**Objective**
Extract only the first line of the listing and every line after it up to and including the one with "const yTicks = [0.98,1.00,1.02,1.04,1.06,1.08,1.10,1.12];". Omit the pictures.

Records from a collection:
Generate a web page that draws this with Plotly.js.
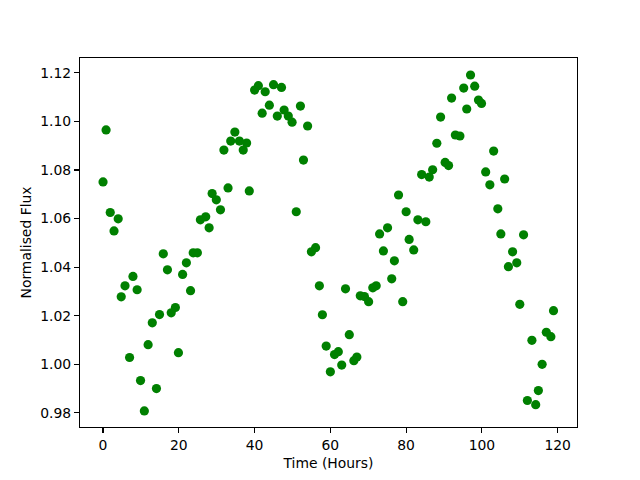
<!DOCTYPE html>
<html>
<head>
<meta charset="utf-8">
<script src="https://cdn.plot.ly/plotly-3.0.1.min.js"></script>
<style>html,body{margin:0;padding:0;background:#fff;}#chart{width:640px;height:480px;}</style>
</head>
<body>
<div id="chart"></div>
<script>
const timeHours = [0,0.8,1.9,2.9,4.0,4.8,5.8,7.0,7.9,9.0,9.9,10.9,11.9,13.0,14.1,14.9,15.9,17.0,18.0,19.1,19.9,21.0,22.0,23.1,23.8,24.9,25.7,27.1,28.0,28.8,29.9,31.0,31.9,33.0,33.7,34.8,36.0,37.0,37.9,38.6,40.0,41.0,42.0,42.8,43.9,45.0,46.0,47.1,47.8,48.9,49.9,51.0,52.1,52.9,54.0,55.0,56.1,57.1,57.9,58.9,60.0,61.1,62.1,63.0,64.0,65.0,66.2,67.0,67.9,69.0,70.1,71.2,72.1,73.0,74.0,75.1,76.2,76.9,78.0,79.1,80.0,80.8,82.0,83.1,84.1,85.2,86.1,87.0,88.1,89.1,90.3,91.2,92.0,93.0,94.2,95.2,96.0,97.0,98.1,99.1,99.9,101.0,102.1,103.1,104.2,105.0,106.0,107.0,108.1,109.2,110.0,111.0,112.0,113.2,114.2,114.9,115.9,117.0,118.2,118.9];
const normFlux = [1.0751,1.0965,1.0625,1.0549,1.0599,1.0278,1.0323,1.0028,1.0362,1.0307,0.9933,0.9808,1.0081,1.0171,0.9900,1.0205,1.0455,1.0389,1.0212,1.0234,1.0048,1.0370,1.0418,1.0303,1.0459,1.0459,1.0595,1.0607,1.0562,1.0703,1.0677,1.0636,1.0882,1.0726,1.0919,1.0956,1.0919,1.0882,1.0911,1.0714,1.1129,1.1147,1.1034,1.1122,1.1067,1.1151,1.1022,1.1140,1.1047,1.1022,1.0997,1.0628,1.1063,1.0841,1.0981,1.0463,1.0480,1.0323,1.0204,1.0075,0.9969,1.0040,1.0052,0.9997,1.0311,1.0122,1.0015,1.0030,1.0282,1.0279,1.0258,1.0315,1.0323,1.0537,1.0467,1.0562,1.0352,1.0426,1.0697,1.0258,1.0628,1.0514,1.0471,1.0595,1.0781,1.0587,1.0771,1.0801,1.0910,1.1018,1.0831,1.0818,1.1096,1.0944,1.0940,1.1137,1.1051,1.1191,1.1145,1.1088,1.1074,1.0792,1.0739,1.0878,1.0640,1.0537,1.0763,1.0402,1.0463,1.0418,1.0247,1.0533,0.9851,1.0099,0.9834,0.9892,1.0000,1.0132,1.0114,1.0221];
const xTicks = [0,20,40,60,80,100,120];
const yTicks = [0.98,1.00,1.02,1.04,1.06,1.08,1.10,1.12];

const trace = {
  x: timeHours, y: normFlux, type: 'scatter', mode: 'markers',
  marker: {color: '#008000', size: 9.2, line: {width: 0}},
  hoverinfo: 'skip'
};
const font = {family: 'DejaVu Sans, sans-serif', size: 13.9, color: '#000'};
const layout = {
  width: 640, height: 480,
  margin: {l: 80, r: 63, t: 58, b: 53, pad: 0},
  paper_bgcolor: '#fff', plot_bgcolor: '#fff',
  font: font,
  showlegend: false,
  xaxis: {
    range: [-6.08, 125.1], tickvals: xTicks, ticktext: xTicks.map(String),
    showgrid: false, zeroline: false, showline: true, mirror: true,
    linecolor: '#000', linewidth: 1.1, ticks: 'outside', ticklen: 5, tickwidth: 1.1, tickcolor: '#000',
    tickfont: font,
    title: {text: 'Time (Hours)', font: font, standoff: 6}
  },
  yaxis: {
    range: [0.9742, 1.1261], tickvals: yTicks, ticktext: yTicks.map(v => v.toFixed(2)),
    showgrid: false, zeroline: false, showline: true, mirror: true,
    linecolor: '#000', linewidth: 1.1, ticks: 'outside', ticklen: 5, tickwidth: 1.1, tickcolor: '#000',
    tickfont: font,
    title: {text: 'Normalised Flux', font: font, standoff: 5}
  }
};
Plotly.newPlot('chart', [trace], layout, {staticPlot: true, displayModeBar: false});
</script>
</body>
</html>
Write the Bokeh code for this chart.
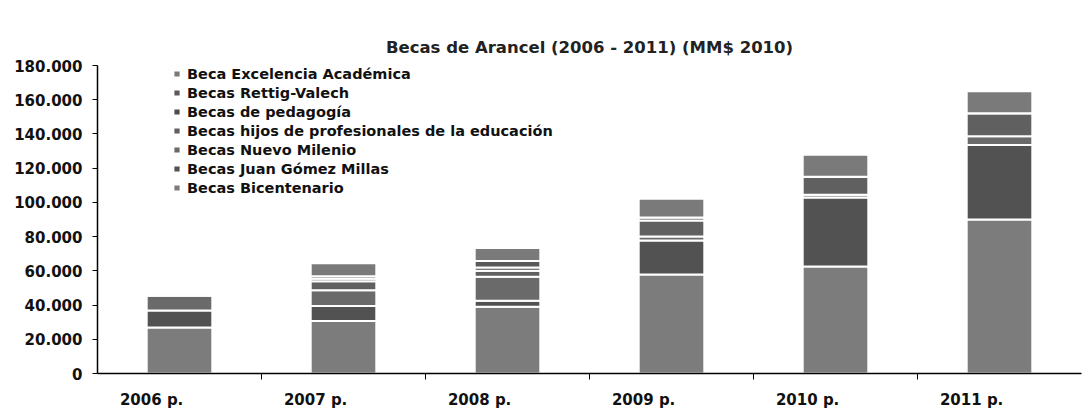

**Solution to this exercise**
Generate a web page that draws this with Plotly.js.
<!DOCTYPE html>
<html>
<head>
<meta charset="utf-8">
<script src="https://cdn.plot.ly/plotly-3.0.1.min.js"></script>
<style>html,body{margin:0;padding:0;background:#fff;}#chart{width:640px;height:480px;}</style>
</head>
<body>
<div id="chart"></div>
<script>
const timeHours = [0,0.8,1.9,2.9,4.0,4.8,5.8,7.0,7.9,9.0,9.9,10.9,11.9,13.0,14.1,14.9,15.9,17.0,18.0,19.1,19.9,21.0,22.0,23.1,23.8,24.9,25.7,27.1,28.0,28.8,29.9,31.0,31.9,33.0,33.7,34.8,36.0,37.0,37.9,38.6,40.0,41.0,42.0,42.8,43.9,45.0,46.0,47.1,47.8,48.9,49.9,51.0,52.1,52.9,54.0,55.0,56.1,57.1,57.9,58.9,60.0,61.1,62.1,63.0,64.0,65.0,66.2,67.0,67.9,69.0,70.1,71.2,72.1,73.0,74.0,75.1,76.2,76.9,78.0,79.1,80.0,80.8,82.0,83.1,84.1,85.2,86.1,87.0,88.1,89.1,90.3,91.2,92.0,93.0,94.2,95.2,96.0,97.0,98.1,99.1,99.9,101.0,102.1,103.1,104.2,105.0,106.0,107.0,108.1,109.2,110.0,111.0,112.0,113.2,114.2,114.9,115.9,117.0,118.2,118.9];
const normFlux = [1.0751,1.0965,1.0625,1.0549,1.0599,1.0278,1.0323,1.0028,1.0362,1.0307,0.9933,0.9808,1.0081,1.0171,0.9900,1.0205,1.0455,1.0389,1.0212,1.0234,1.0048,1.0370,1.0418,1.0303,1.0459,1.0459,1.0595,1.0607,1.0562,1.0703,1.0677,1.0636,1.0882,1.0726,1.0919,1.0956,1.0919,1.0882,1.0911,1.0714,1.1129,1.1147,1.1034,1.1122,1.1067,1.1151,1.1022,1.1140,1.1047,1.1022,1.0997,1.0628,1.1063,1.0841,1.0981,1.0463,1.0480,1.0323,1.0204,1.0075,0.9969,1.0040,1.0052,0.9997,1.0311,1.0122,1.0015,1.0030,1.0282,1.0279,1.0258,1.0315,1.0323,1.0537,1.0467,1.0562,1.0352,1.0426,1.0697,1.0258,1.0628,1.0514,1.0471,1.0595,1.0781,1.0587,1.0771,1.0801,1.0910,1.1018,1.0831,1.0818,1.1096,1.0944,1.0940,1.1137,1.1051,1.1191,1.1145,1.1088,1.1074,1.0792,1.0739,1.0878,1.0640,1.0537,1.0763,1.0402,1.0463,1.0418,1.0247,1.0533,0.9851,1.0099,0.9834,0.9892,1.0000,1.0132,1.0114,1.0221];
const xTicks = [0,20,40,60,80,100,120];
const yTicks = [0.98,1.00,1.02,1.04,1.06,1.08,1.10,1.12];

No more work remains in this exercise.